Problem to solve> Every line that contains the word "this" should be copied out.

Dataset items
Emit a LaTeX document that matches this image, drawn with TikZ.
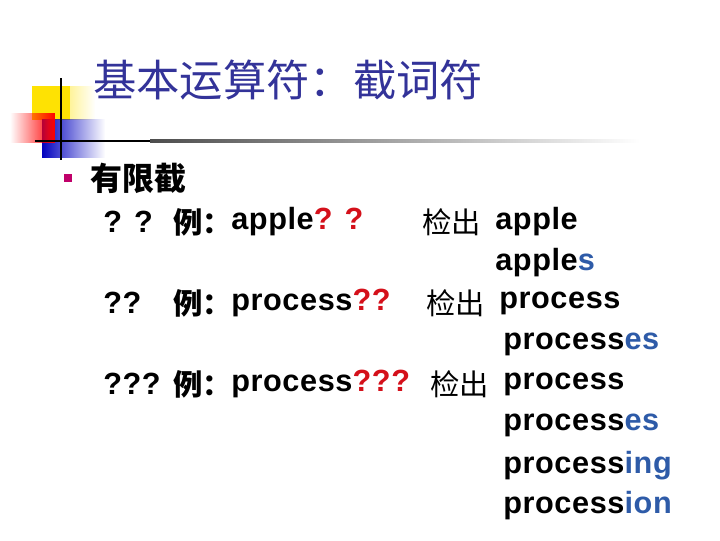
\documentclass[tikz,border=0pt]{standalone}
\usepackage{fontspec}
\setmainfont{Liberation Sans}[LetterSpace=2]
\newfontfamily\cjk{Noto Sans CJK SC}
\usetikzlibrary{fadings}
\definecolor{titleblue}{HTML}{333399}
\definecolor{sufblue}{HTML}{2E5BA8}
\definecolor{qred}{HTML}{D4101A}
\definecolor{bulletc}{HTML}{C0006A}
\begin{document}
\begin{tikzpicture}[x=0.75pt,y=-0.75pt,
  txt/.style={anchor=west,inner sep=0pt,font=\fontsize{23}{26}\selectfont\bfseries},
  ctxt/.style={anchor=west,inner sep=0pt,font=\fontsize{22}{26}\selectfont\cjk},
  ttl/.style={anchor=west,inner sep=0pt,font=\fontsize{32.5}{36}\selectfont\cjk,text=titleblue}]
\useasboundingbox (0,0) rectangle (720,540);
% decoration
\fill[yellow!85!orange,path fading=east] (32,86) rectangle (95,120);
\fill[yellow!85!orange] (32,86) rectangle (70,120);
\fill[blue!75!black,path fading=east] (42,119) rectangle (105,158);
\fill[red,path fading=west] (10,113) rectangle (55,143);
\draw[line width=2.2pt] (61,78) -- (61,160);
\draw[line width=2.2pt] (35,141) -- (150,141);
\shade[left color=black!70,right color=white] (150,139.6) rectangle (640,142.4);
% title
\node[ttl] (title) at (93,80) {基本运算符：截词符};
\fill[bulletc] (64,174) rectangle (72,182);
\node[txt,font=\fontsize{24}{28}\selectfont\cjk\bfseries] (h) at (90,178) {有限截};
% rows
\node[txt] (q1) at (103,222) {? ?};
\node[ctxt,font=\fontsize{22}{26}\selectfont\cjk\bfseries] (l1) at (173,222) {例：};
\node[txt] (e1) at (231,222) {apple\textcolor{qred}{? ?}};
\node[ctxt] (c1) at (422,222) {检出};
\node[txt] (r1) at (495,222) {apple};
\node[txt] (s1) at (495,263) {apple\textcolor{sufblue}{s}};
\node[txt] (q2) at (103,303) {??};
\node[ctxt,font=\fontsize{22}{26}\selectfont\cjk\bfseries] (l2) at (173,303) {例：};
\node[txt] (e2) at (231,303) {process\textcolor{qred}{??}};
\node[ctxt] (c2) at (426,303) {检出};
\node[txt] (r2) at (499,303) {process};
\node[txt] (s2) at (503,344) {process\textcolor{sufblue}{es}};
\node[txt] (q3) at (103,384) {???};
\node[ctxt,font=\fontsize{22}{26}\selectfont\cjk\bfseries] (l3) at (173,384) {例：};
\node[txt] (e3) at (231,384) {process\textcolor{qred}{???}};
\node[ctxt] (c3) at (430,384) {检出};
\node[txt] (r3) at (503,384) {process};
\node[txt] (s3) at (503,425) {process\textcolor{sufblue}{es}};
\node[txt] (s4) at (503,466) {process\textcolor{sufblue}{ing}};
\node[txt] (s5) at (503,506) {process\textcolor{sufblue}{ion}};
\end{tikzpicture}
\end{document}
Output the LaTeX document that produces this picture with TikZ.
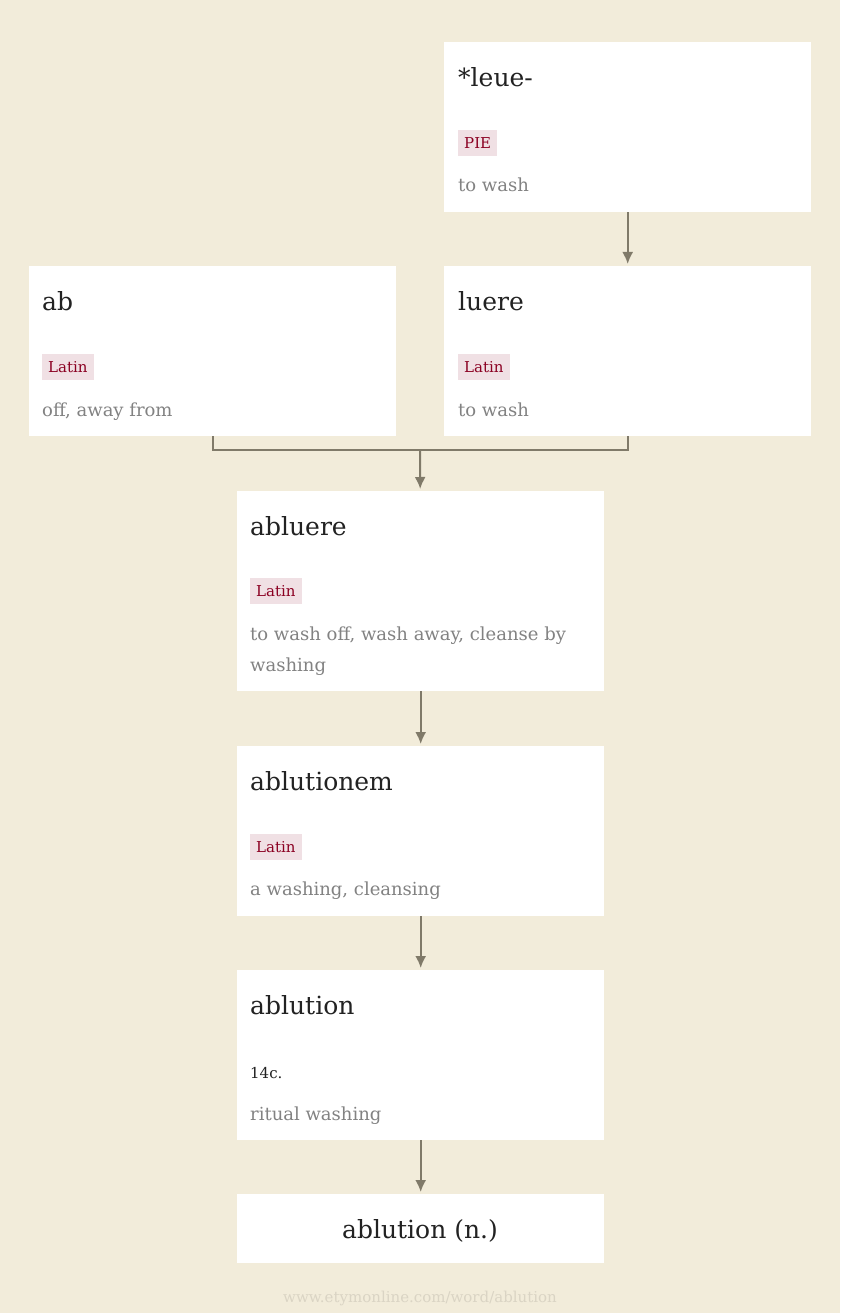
\documentclass[tikz,border=0pt]{standalone}
\usepackage{fontspec}
\setmainfont{DejaVu Serif}
\usetikzlibrary{arrows.meta}
\definecolor{paper}{RGB}{242,236,218}
\definecolor{wordtext}{RGB}{34,34,34}
\definecolor{glosstext}{RGB}{130,130,130}
\definecolor{tagtext}{RGB}{139,0,34}
\definecolor{tagbg}{RGB}{240,224,228}
\definecolor{linkcol}{RGB}{128,122,105}
\definecolor{foottext}{RGB}{218,212,196}

\begin{document}
\begin{tikzpicture}[x=1pt, y=-1pt,
    card/.style={rectangle, fill=white, inner sep=0pt, anchor=north west, minimum width=367pt, minimum height=170pt},
    word/.style={anchor=base west, inner sep=0pt, text=wordtext, font=\fontsize{25}{29}\selectfont},
    lang/.style={anchor=west, fill=tagbg, text=tagtext, inner xsep=6pt, inner ysep=0pt, minimum height=26pt, font=\fontsize{15}{18}\selectfont},
    gloss/.style={anchor=base west, inner sep=0pt, text=glosstext, align=left, font=\fontsize{18}{31}\selectfont},
    link/.style={draw=linkcol, line width=2pt},
    arrow/.style={link, -{Latex[length=12pt, width=11pt]}, shorten >=2pt}]
    \useasboundingbox[fill=paper] (0, 0) rectangle (840, 1313);

    % 語のカード
    \node[card] (leue) at (444, 42) {};
    \node[card] (ab) at (29, 266) {};
    \node[card] (luere) at (444, 266) {};
    \node[card, minimum height=200pt] (abluere) at (237, 491) {};
    \node[card] (ablutionem) at (237, 746) {};
    \node[card] (ablution) at (237, 970) {};
    \node[card, minimum height=69pt] (final) at (237, 1194) {};

    \node[word] (leue_word) at (458, 87) {*leue-};
    \node[lang] (leue_lang) at (458, 143) {PIE};
    \node[gloss] (leue_def) at (458, 192) {to wash};

    \node[word] (ab_word) at (42, 311) {ab};
    \node[lang] (ab_lang) at (42, 367) {Latin};
    \node[gloss] (ab_def) at (42, 416) {off, away from};

    \node[word] (luere_word) at (458, 311) {luere};
    \node[lang] (luere_lang) at (458, 367) {Latin};
    \node[gloss] (luere_def) at (458, 416) {to wash};

    \node[word] (abluere_word) at (250, 535) {abluere};
    \node[lang] (abluere_lang) at (250, 591) {Latin};
    \node[gloss] (abluere_def) at (250, 671) {to wash off, wash away, cleanse by\\washing};

    \node[word] (ablutionem_word) at (250, 790) {ablutionem};
    \node[lang] (ablutionem_lang) at (250, 847) {Latin};
    \node[gloss] (ablutionem_def) at (250, 895) {a washing, cleansing};

    \node[word] (ablution_word) at (250, 1014) {ablution};
    \node[word, font=\fontsize{15}{18}\selectfont] (ablution_date) at (250, 1078) {14c.};
    \node[gloss] (ablution_def) at (250, 1120) {ritual washing};

    \node[word, anchor=base] (final_word) at (420, 1238) {ablution (n.)};

    \node[anchor=base, inner sep=0pt, text=foottext, font=\fontsize{15}{18}\selectfont] (source) at (420, 1302) {www.etymonline.com/word/ablution};

    \coordinate (join) at (420, 450);

    \draw[arrow] (leue) -- (luere);
    \draw[link] (ab.south) |- (join) -| (luere.south);
    \draw[arrow] (join) -- (abluere);
    \draw[arrow] (abluere) -- (ablutionem);
    \draw[arrow] (ablutionem) -- (ablution);
    \draw[arrow] (ablution) -- (final);
\end{tikzpicture}
\end{document}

Response>
Emit a LaTeX document that matches this image, drawn with TikZ.
Output the LaTeX document that produces this picture with TikZ.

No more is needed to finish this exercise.